There are also a few very neat sonic features SSL has introduced with this console. There is a new ‘tube warming’ feature on the channel compressors, which is out of this world. Before you apply any other processing on the channel, or even edit the compressor’s threshold, the simple action of enabling the tube warmth is really distinct. I’m now left waiting for the plug-in version to have in my DAW in the studio.

Another unique feature is the addition of an all-pass filter on every full processing channel. All-pass filters are not something you regularly see but they make perfect sense. With so many potential phasing issues when working live I can see these simple to use all-pass filters being considered as a closely regarded secret by many engineers.

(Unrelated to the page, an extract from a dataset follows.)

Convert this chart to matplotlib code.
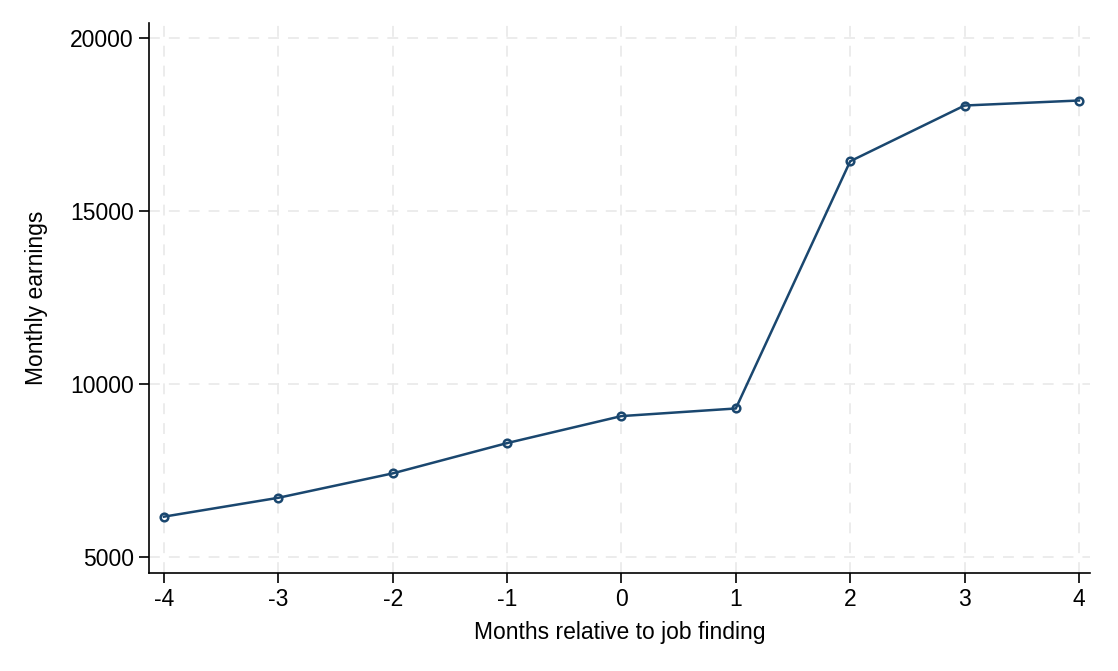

Even though the Live holds all of the heritage and prestige that comes along with the SSL name don’t be fooled into thinking it misses out on the benefits of digital audio. It wasn’t until I had been mixing for a while that I realised the amount of processing power the console has. Inserting effects and changing the order of the signal processing paths on each channel is simple and fluid, unlike some other live consoles. With this architecture, SSL is now also introducing something called stem groups, which are very much like normal subgroups but with the capability of full processing and effect inserts like standard input channels. Additionally, unlike normal sub-groups, stem groups can be routed to other stem groups or auxes to allow for flexible mixes.

Around the corner

Along with the release of this new hardware is, of course, the first release of its software, which has been completely purpose built by SSL and isn’t based on any commonly found operating system. This has given SSL the ability to fine-tune every aspect of the digital domain for audio. As this is still early days, there are a number of updates already planned for release with some exciting new features. For now, SSL has been focusing hard on making sure the system is as stable as possible.

One additional feature that is still in development is remote control for the console and expansion features. As yet we are not sure of how this will be implemented, or what it will entail, but it’s important to know that there have been plans for such features from very early on in the design process.


The new Live console from SSL certainly lives up to expectations. It encapsulates everything I’d hope to see from an SSL console in terms of quality, build, and sonic reproduction. At the same time, it has a few tricks to excite even the most experienced engineers and surprised me with the fresh approach to digital processing. This is a truly remarkable pro audio release.

The reviewer

Simon Allen is a full-time sound engineer and record producer. After a stint as senior engineer at City Studios in Cyprus where he headed up the new music studio, he can now mostly be found at Woodbury Studios in Hertfordshire.